Essex emphasizes the evidence that Shenandoah replaced the two dislodged
anchors at the accident well site and several anchors at other wells, substituting screw-type
anchors for the T-shaped anchors previously used. The record contains no testimony or
other evidence, though, that Rocker A's rig would not have fallen over if screw-type anchors
had been installed rather than T-shaped anchors, or that screw-type anchors would not
have been pulled from the ground. Essex also emphasizes that there is a fact issue
whether the anchors were tested when Mason Brothers first installed them. But no witness
said the T-shaped anchors would not have moved or been pulled from the ground if they
had been better installed or maintained. There is no evidence that differently designed,
installed, tested or maintained anchors would have withstood the force of the wind on that
particular occasion. There is no evidence concerning the velocity, nature or duration of the
wind that blew the rig over (4) or concerning the force exerted on the anchors by the wind.
Nor is there evidence concerning the anchor capacity that would have been required to
withstand the wind.

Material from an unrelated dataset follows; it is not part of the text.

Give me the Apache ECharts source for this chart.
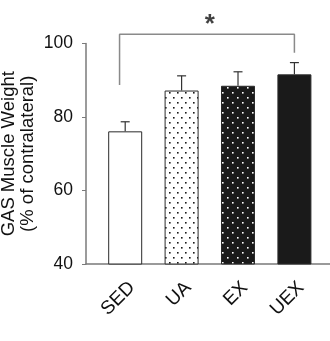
<!DOCTYPE html>
<html>
<head>
<meta charset="utf-8">
<script src="https://cdn.jsdelivr.net/npm/echarts@6/dist/echarts.min.js"></script>
<style>
  html, body { margin: 0; padding: 0; background: #fff; }
  #chart { width: 330px; height: 341px; }
</style>
</head>
<body>
<div id="chart"></div>
<script>
// Gastrocnemius weight by group, % of the contralateral muscle (mean + SEM)
const categories = ['SED', 'UA', 'EX', 'UEX'];
const means = [76.1, 87.2, 88.5, 91.6];
const sems = [2.6, 4.0, 3.8, 3.2];
const yTicks = [40, 60, 80, 100];
// significance bracket SED vs UEX: [x, y] in axis units
const bracket = [[0.9, 88.7], [0.9, 102.5], [4.0, 102.5], [4.0, 97.5]];
const starPos = [2.5, 105.2];

const FONT = 'Liberation Sans, Arial, sans-serif';

function dotPattern(bg, dot, w, h, dots, r) {
  const c = document.createElement('canvas');
  c.width = w; c.height = h;
  const g = c.getContext('2d');
  g.fillStyle = bg; g.fillRect(0, 0, w, h);
  g.fillStyle = dot;
  dots.forEach(([x, y]) => g.fillRect(x, y, r, r));
  return { image: c, repeat: 'repeat' };
}

const fills = [
  '#ffffff',
  dotPattern('#ffffff', '#1a1a1a', 8, 10, [[1, 2], [5, 7]], 1.6),
  dotPattern('#1a1a1a', '#ffffff', 10, 10, [[2, 2], [7, 7]], 1.6),
  '#1a1a1a'
];

const xs = categories.map((_, i) => i + 1);

const chart = echarts.init(document.getElementById('chart'), null, { renderer: 'canvas' });
chart.setOption({
  animation: false,
  backgroundColor: '#fff',
  grid: { left: 86, right: 0, top: 43.5, bottom: 77, containLabel: false, outerBoundsMode: 'none' },
  xAxis: {
    type: 'value',
    min: 0.305,
    max: 4.631,
    splitLine: { show: false },
    axisLine: { show: true, lineStyle: { color: '#7a7a7a', width: 1.5 } },
    axisTick: { show: false },
    axisLabel: {
      customValues: xs,
      formatter: v => categories[Math.round(v) - 1] || '',
      rotate: 45,
      margin: 14,
      verticalAlign: 'top',
      fontSize: 19,
      fontFamily: FONT,
      color: '#111'
    }
  },
  yAxis: {
    type: 'value',
    min: 40,
    max: 100,
    interval: 20,
    splitLine: { show: false },
    axisLine: { show: true, lineStyle: { color: '#7a7a7a', width: 1.5 } },
    axisTick: { show: true, inside: false, length: 4, lineStyle: { color: '#7a7a7a', width: 1 } },
    axisLabel: {
      customValues: yTicks,
      margin: 13,
      fontSize: 17.5,
      fontFamily: FONT,
      color: '#111'
    },
    name: 'GAS Muscle Weight\n(% of contralateral)',
    nameLocation: 'middle',
    nameRotate: 90,
    nameGap: 49,
    nameMoveOverlap: false,
    nameTextStyle: { fontSize: 18.5, fontFamily: FONT, color: '#111', lineHeight: 18.5 }
  },
  series: [
    {
      type: 'bar',
      barWidth: 34,
      data: means.map((m, i) => ({
        value: [xs[i], m],
        itemStyle: { color: fills[i], borderColor: '#2a2a2a', borderWidth: 1 }
      })),
      z: 2
    },
    {
      type: 'custom',
      data: means.map((m, i) => [xs[i], m, m + sems[i]]),
      renderItem: (params, api) => {
        const lo = api.coord([api.value(0), api.value(1)]);
        const hi = api.coord([api.value(0), api.value(2)]);
        const style = { stroke: '#333', lineWidth: 1.2 };
        return {
          type: 'group',
          children: [
            { type: 'line', shape: { x1: lo[0], y1: lo[1], x2: hi[0], y2: hi[1] }, style },
            { type: 'line', shape: { x1: hi[0] - 4.5, y1: hi[1], x2: hi[0] + 4.5, y2: hi[1] }, style }
          ]
        };
      },
      z: 3
    },
    {
      type: 'line',
      data: bracket,
      clip: false,
      symbol: 'none',
      lineStyle: { color: '#8a8a8a', width: 1.5 },
      z: 4
    },
    {
      type: 'scatter',
      data: [starPos],
      clip: false,
      symbolSize: 0,
      label: {
        show: true,
        position: 'inside',
        formatter: '*',
        fontSize: 26,
        fontWeight: 'bold',
        fontFamily: FONT,
        color: '#111'
      },
      z: 5
    }
  ]
});
</script>
</body>
</html>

No one testified the rig blew over because the anchors lacked the
necessary capacity, or because their capacity was not properly verified, or because
appellees did not conduct proper tests, keep proper records, install proper tags or properly
train personnel.
Gary Parrish's affidavit does not provide the absent evidence of proximate cause.
The affidavit states no facts concerning appellees' acts or omissions, but states that
Parrish's conclusions were based on unspecified information contained in the depositions
of Shenandoah and Mason Brothers personnel. Parrish's conclusory statement that "it
appears" the damage to Rocker A's rig "was proximately caused" by the failure of the
anchors is not evidence of that fact. See Texas Division-Tranter, Inc. v. Carrozza, 876
S.W.2d 312, 314 (Tex. 1994) (per curiam) (conclusory statements not competent summary
judgment evidence). Further, even if Parrish's statement is accepted as true, it does not
provide evidence that any breach of duty by Shenandoah or Mason Brothers proximately
caused the failure of the anchors.
The cause in fact component of proximate cause sometimes is referred to as "but
for" causation. See Marathon Corp. v. Pitzner, 106 S.W.3d 724 (Tex. 2003) (per curiam).
Missing entirely from this record is evidence that Rocker A's rig would not have fallen "but
for" an act or omission of Shenandoah or Mason Brothers. Essex's second and fourth
issues are overruled. The trial court's judgment is affirmed.
James T. Campbell
1. Commonly called a "deadman."
2. Essex cited and quoted American Petroleum Institute Recommended Practice 4G,
Recommended Practice for Maintenance and Use of Drill and Well Servicing Structures
(First Edition, January 1, 1992, and Second Edition, October, 1998).
3. See Bland Ind. Sch. Dist. v. Blue, 34 S.W.3d 547, 554 (Tex. 2000) (court "must not
act" without determining it has subject matter jurisdiction); Vega v. Davila, 31 S.W.3d 376,
378 (Tex.App.-Corpus Christi 2000, no pet.).
4. Indeed, the evidence is only circumstantial that the wind caused the rig's fall. No
one questions that fact, though, and the presence of storms in the area and ground wet
from rain the next morning provide additional circumstantial evidence.